Data extracted from a collection:
--- --- ---

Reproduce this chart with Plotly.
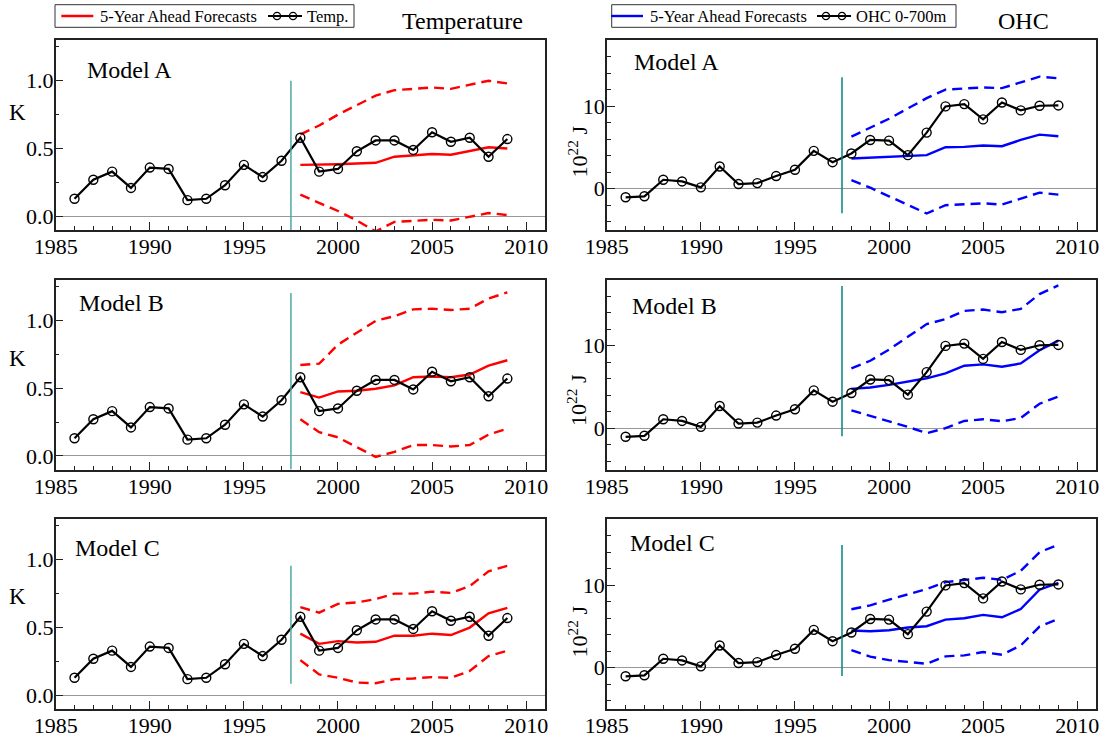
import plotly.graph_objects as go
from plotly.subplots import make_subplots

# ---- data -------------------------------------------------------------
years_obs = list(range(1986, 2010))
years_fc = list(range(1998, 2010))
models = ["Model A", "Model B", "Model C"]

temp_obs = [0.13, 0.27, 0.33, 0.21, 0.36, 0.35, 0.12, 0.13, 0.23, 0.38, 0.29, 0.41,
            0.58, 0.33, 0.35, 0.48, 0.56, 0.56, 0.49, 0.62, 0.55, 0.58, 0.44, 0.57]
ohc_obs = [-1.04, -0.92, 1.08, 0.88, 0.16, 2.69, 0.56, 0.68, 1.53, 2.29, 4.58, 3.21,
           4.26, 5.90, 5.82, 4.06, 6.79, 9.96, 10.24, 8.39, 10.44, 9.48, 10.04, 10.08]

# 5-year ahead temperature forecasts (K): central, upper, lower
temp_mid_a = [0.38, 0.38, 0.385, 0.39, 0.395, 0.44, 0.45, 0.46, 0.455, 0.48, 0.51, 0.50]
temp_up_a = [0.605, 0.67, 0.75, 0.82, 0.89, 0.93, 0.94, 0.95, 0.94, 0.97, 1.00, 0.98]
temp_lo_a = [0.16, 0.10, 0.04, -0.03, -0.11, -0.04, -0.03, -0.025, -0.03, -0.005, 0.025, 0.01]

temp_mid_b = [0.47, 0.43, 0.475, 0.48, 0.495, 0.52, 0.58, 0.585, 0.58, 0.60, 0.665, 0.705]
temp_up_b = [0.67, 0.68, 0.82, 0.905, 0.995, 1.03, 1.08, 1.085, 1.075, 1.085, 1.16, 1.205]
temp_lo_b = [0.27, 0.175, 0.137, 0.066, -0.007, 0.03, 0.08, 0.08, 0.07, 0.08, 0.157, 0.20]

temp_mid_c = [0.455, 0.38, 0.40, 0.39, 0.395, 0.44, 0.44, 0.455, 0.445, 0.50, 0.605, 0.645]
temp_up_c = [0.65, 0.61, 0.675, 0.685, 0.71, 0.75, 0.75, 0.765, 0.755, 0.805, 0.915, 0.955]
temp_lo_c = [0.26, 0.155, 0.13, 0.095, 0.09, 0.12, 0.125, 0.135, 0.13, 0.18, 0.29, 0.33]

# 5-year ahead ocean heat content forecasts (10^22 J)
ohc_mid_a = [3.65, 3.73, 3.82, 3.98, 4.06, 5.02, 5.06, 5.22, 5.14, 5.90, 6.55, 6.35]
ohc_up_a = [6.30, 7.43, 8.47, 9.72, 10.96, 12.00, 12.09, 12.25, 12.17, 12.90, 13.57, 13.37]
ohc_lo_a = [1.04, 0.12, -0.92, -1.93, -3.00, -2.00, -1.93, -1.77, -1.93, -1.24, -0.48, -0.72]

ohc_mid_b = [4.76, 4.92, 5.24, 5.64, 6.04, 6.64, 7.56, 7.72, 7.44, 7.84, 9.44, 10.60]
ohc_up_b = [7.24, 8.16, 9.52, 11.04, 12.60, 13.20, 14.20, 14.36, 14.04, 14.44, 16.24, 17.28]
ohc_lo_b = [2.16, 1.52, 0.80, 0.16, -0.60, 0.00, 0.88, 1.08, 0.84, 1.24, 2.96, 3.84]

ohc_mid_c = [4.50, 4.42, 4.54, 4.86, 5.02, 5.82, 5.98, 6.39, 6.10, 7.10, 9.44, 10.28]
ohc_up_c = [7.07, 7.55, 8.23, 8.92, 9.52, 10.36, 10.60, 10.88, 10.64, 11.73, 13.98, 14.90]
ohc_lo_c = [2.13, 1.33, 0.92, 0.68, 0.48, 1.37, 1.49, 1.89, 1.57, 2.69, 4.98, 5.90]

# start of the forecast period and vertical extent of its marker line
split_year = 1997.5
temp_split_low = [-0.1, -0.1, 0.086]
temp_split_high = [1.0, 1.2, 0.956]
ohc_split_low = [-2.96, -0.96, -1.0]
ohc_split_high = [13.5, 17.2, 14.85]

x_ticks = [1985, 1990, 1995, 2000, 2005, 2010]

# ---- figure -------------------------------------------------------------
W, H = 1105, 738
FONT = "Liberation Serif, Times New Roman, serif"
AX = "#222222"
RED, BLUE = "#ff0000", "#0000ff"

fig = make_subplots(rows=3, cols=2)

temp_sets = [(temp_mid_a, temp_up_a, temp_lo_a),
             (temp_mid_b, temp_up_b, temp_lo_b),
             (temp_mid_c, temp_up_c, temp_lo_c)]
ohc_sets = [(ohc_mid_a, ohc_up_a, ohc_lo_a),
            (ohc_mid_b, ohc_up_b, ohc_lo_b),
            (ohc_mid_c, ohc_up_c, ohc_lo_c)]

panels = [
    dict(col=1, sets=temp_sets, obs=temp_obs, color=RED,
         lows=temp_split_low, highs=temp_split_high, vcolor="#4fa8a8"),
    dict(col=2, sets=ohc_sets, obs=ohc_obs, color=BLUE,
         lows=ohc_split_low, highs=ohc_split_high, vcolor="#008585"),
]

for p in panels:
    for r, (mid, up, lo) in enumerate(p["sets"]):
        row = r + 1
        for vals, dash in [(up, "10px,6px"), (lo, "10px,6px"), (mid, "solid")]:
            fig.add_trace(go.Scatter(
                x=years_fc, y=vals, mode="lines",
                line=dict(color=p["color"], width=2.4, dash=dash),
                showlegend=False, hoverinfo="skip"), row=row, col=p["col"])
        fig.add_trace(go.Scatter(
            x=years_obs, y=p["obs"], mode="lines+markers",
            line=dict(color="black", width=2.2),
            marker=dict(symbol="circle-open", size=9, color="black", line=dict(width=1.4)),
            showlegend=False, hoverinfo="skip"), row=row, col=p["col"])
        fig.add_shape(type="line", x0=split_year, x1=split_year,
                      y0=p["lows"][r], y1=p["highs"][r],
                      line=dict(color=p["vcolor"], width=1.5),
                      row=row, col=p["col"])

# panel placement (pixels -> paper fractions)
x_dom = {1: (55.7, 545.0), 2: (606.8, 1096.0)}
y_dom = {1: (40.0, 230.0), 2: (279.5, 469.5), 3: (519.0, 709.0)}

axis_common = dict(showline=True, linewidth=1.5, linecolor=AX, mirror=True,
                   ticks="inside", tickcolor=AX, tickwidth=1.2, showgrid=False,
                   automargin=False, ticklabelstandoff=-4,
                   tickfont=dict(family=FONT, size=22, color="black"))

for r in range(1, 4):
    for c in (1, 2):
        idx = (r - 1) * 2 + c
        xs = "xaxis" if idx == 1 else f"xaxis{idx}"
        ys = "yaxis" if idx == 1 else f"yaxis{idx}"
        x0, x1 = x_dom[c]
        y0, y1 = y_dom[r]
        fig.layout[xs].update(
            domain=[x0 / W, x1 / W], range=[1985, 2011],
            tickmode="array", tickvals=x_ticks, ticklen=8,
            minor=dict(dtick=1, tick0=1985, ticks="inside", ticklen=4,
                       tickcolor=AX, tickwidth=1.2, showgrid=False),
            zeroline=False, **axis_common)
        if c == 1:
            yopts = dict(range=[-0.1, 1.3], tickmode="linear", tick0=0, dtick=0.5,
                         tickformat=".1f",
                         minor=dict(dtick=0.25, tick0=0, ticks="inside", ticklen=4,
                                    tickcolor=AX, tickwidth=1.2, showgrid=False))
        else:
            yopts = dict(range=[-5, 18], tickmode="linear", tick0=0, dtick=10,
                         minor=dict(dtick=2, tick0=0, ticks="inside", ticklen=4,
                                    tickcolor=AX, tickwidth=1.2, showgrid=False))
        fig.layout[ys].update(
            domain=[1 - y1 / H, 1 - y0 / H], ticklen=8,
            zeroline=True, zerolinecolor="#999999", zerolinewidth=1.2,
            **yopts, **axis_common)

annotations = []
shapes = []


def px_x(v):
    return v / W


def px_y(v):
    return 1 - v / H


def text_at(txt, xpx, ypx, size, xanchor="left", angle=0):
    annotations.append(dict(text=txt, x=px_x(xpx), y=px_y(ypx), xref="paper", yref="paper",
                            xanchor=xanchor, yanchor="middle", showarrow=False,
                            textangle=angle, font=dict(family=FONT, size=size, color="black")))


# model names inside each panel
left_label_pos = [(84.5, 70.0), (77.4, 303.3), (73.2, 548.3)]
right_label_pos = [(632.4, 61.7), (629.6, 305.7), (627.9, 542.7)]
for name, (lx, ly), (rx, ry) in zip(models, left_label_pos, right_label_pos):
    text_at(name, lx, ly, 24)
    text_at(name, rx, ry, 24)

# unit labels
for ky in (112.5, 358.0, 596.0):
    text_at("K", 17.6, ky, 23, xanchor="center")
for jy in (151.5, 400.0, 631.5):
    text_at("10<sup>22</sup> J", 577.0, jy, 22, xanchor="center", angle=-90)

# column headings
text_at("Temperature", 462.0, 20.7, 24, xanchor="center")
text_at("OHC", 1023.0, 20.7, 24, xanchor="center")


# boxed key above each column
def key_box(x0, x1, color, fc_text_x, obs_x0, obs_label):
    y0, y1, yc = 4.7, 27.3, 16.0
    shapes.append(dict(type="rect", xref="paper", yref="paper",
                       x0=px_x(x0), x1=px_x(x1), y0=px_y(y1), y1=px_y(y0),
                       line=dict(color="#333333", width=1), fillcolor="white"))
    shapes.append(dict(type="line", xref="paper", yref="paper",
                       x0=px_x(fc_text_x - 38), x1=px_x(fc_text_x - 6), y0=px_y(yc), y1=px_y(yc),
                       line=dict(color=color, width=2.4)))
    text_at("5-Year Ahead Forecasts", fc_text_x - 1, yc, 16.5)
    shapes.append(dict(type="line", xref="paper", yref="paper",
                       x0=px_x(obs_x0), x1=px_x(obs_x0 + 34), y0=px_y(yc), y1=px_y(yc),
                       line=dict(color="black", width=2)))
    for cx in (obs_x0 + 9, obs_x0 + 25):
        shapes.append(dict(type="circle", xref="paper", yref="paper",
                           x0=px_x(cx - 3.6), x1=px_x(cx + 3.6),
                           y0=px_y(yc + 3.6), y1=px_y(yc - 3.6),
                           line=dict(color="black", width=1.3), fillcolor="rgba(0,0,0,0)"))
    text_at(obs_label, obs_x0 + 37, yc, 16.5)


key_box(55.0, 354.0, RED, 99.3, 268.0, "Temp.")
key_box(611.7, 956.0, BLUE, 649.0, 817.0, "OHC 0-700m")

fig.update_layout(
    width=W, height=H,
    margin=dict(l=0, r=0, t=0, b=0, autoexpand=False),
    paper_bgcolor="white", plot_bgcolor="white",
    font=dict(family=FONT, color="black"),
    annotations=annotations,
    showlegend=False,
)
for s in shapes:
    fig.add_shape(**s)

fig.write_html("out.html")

--- --- ---

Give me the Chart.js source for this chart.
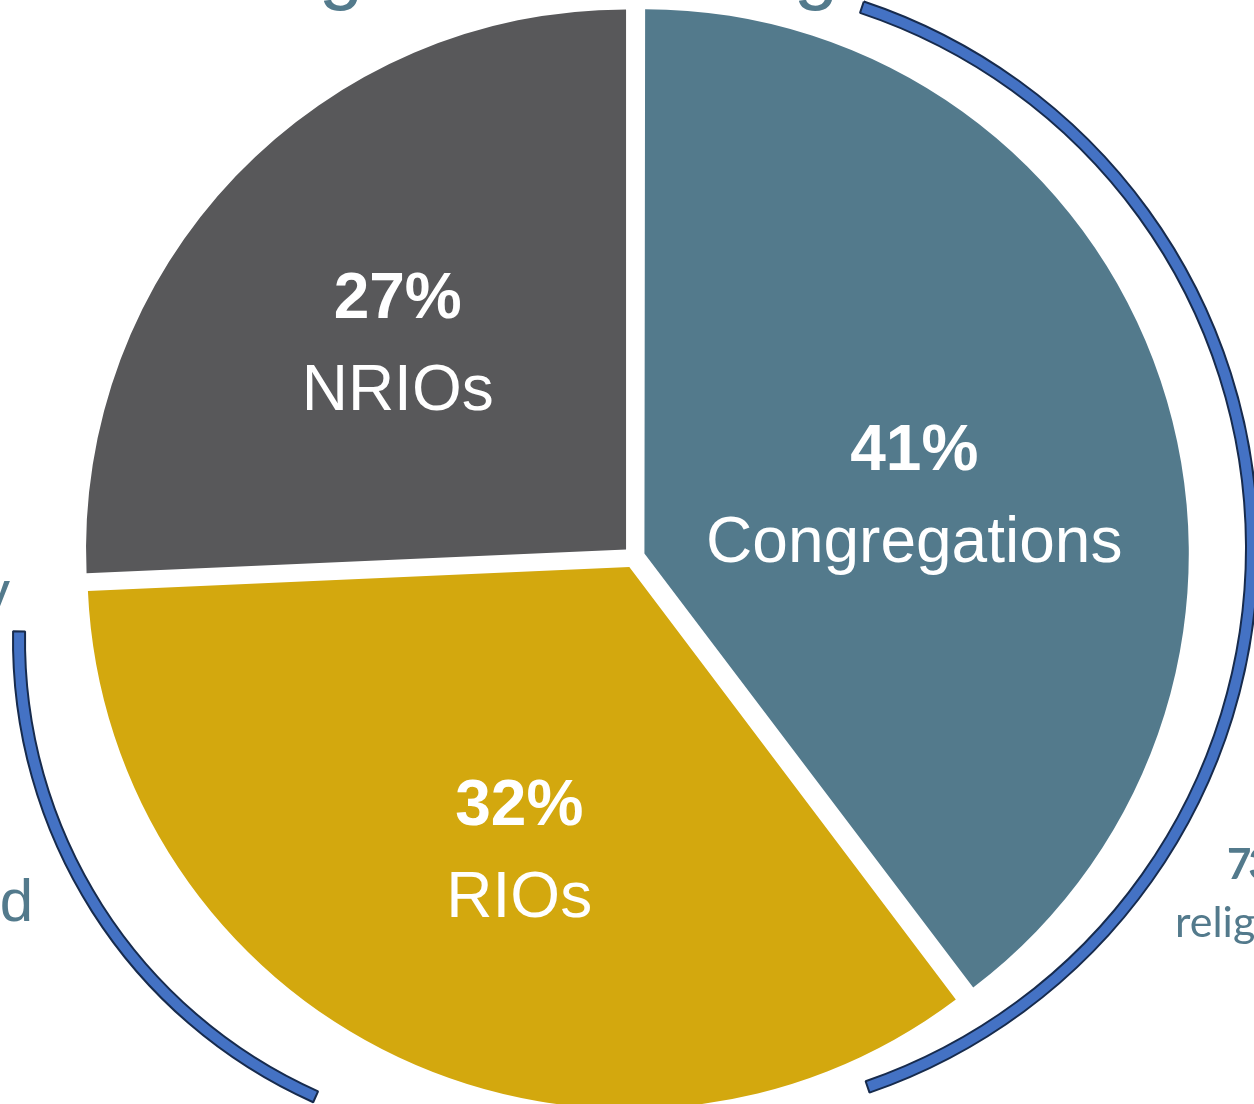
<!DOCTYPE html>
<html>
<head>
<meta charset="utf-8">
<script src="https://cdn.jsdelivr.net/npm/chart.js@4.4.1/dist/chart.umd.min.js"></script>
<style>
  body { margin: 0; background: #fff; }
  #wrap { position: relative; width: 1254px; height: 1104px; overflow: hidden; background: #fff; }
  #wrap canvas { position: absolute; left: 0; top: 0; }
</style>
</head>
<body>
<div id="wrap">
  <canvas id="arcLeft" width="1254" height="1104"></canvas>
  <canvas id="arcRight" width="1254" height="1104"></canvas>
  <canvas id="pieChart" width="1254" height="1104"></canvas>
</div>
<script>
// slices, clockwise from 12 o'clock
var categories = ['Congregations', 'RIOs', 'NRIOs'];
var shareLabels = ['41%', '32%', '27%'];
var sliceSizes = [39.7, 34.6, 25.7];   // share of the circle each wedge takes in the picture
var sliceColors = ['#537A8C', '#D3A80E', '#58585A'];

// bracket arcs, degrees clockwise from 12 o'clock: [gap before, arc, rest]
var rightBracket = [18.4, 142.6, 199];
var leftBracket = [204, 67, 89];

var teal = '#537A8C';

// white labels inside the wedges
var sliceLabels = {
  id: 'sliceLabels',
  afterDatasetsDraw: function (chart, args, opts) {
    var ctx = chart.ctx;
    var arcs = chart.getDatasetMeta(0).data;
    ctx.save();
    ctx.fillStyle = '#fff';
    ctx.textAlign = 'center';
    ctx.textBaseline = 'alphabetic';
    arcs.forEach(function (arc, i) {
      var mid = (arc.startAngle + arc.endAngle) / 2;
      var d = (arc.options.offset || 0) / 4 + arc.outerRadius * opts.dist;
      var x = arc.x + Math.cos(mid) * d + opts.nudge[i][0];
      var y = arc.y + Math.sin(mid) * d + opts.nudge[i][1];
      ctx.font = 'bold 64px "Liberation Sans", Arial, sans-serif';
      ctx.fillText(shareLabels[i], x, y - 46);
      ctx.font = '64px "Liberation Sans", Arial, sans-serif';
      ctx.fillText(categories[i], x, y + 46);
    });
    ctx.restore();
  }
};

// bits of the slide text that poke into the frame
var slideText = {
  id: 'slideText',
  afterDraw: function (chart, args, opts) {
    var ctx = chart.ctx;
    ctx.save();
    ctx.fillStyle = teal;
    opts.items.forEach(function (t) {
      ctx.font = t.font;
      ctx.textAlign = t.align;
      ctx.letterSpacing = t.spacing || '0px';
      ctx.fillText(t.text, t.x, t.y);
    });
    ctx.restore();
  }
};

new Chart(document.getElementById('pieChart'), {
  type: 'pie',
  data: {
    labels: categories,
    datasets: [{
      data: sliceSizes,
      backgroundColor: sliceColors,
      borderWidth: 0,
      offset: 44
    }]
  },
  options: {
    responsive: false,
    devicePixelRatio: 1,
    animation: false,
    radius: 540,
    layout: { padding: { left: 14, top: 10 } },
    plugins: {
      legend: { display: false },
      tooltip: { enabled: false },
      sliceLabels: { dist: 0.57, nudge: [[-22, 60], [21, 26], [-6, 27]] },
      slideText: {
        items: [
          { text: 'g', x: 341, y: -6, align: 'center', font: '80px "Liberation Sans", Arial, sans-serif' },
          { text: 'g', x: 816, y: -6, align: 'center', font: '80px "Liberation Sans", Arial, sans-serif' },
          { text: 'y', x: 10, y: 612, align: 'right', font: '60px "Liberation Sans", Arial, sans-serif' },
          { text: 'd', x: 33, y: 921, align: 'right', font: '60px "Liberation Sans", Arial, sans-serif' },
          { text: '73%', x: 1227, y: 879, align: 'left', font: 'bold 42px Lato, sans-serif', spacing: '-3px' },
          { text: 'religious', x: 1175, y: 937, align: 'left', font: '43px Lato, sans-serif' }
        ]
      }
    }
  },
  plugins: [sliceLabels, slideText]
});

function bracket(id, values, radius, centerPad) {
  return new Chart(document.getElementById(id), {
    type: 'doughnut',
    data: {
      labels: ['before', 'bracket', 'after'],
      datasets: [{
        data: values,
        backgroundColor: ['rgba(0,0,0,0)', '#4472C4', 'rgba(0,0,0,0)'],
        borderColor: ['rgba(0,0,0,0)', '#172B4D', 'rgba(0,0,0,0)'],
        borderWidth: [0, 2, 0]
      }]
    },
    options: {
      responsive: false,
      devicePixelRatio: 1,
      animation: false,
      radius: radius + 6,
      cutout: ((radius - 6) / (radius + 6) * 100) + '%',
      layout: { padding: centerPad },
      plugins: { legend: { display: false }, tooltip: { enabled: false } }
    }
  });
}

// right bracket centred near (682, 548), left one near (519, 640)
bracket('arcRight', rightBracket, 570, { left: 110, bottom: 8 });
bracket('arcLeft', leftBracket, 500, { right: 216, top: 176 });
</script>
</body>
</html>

--- --- ---

EXERCISE TASK: Copy the part that starts at the line with "Give me the Chart.js source for this chart." and finishes at the line with "var leftBracket = [204, 67, 89];", both included, and nothing more. Pictures are left out.

RESULT OF THIS TASK:
Give me the Chart.js source for this chart.
<!DOCTYPE html>
<html>
<head>
<meta charset="utf-8">
<script src="https://cdn.jsdelivr.net/npm/chart.js@4.4.1/dist/chart.umd.min.js"></script>
<style>
  body { margin: 0; background: #fff; }
  #wrap { position: relative; width: 1254px; height: 1104px; overflow: hidden; background: #fff; }
  #wrap canvas { position: absolute; left: 0; top: 0; }
</style>
</head>
<body>
<div id="wrap">
  <canvas id="arcLeft" width="1254" height="1104"></canvas>
  <canvas id="arcRight" width="1254" height="1104"></canvas>
  <canvas id="pieChart" width="1254" height="1104"></canvas>
</div>
<script>
// slices, clockwise from 12 o'clock
var categories = ['Congregations', 'RIOs', 'NRIOs'];
var shareLabels = ['41%', '32%', '27%'];
var sliceSizes = [39.7, 34.6, 25.7];   // share of the circle each wedge takes in the picture
var sliceColors = ['#537A8C', '#D3A80E', '#58585A'];

// bracket arcs, degrees clockwise from 12 o'clock: [gap before, arc, rest]
var rightBracket = [18.4, 142.6, 199];
var leftBracket = [204, 67, 89];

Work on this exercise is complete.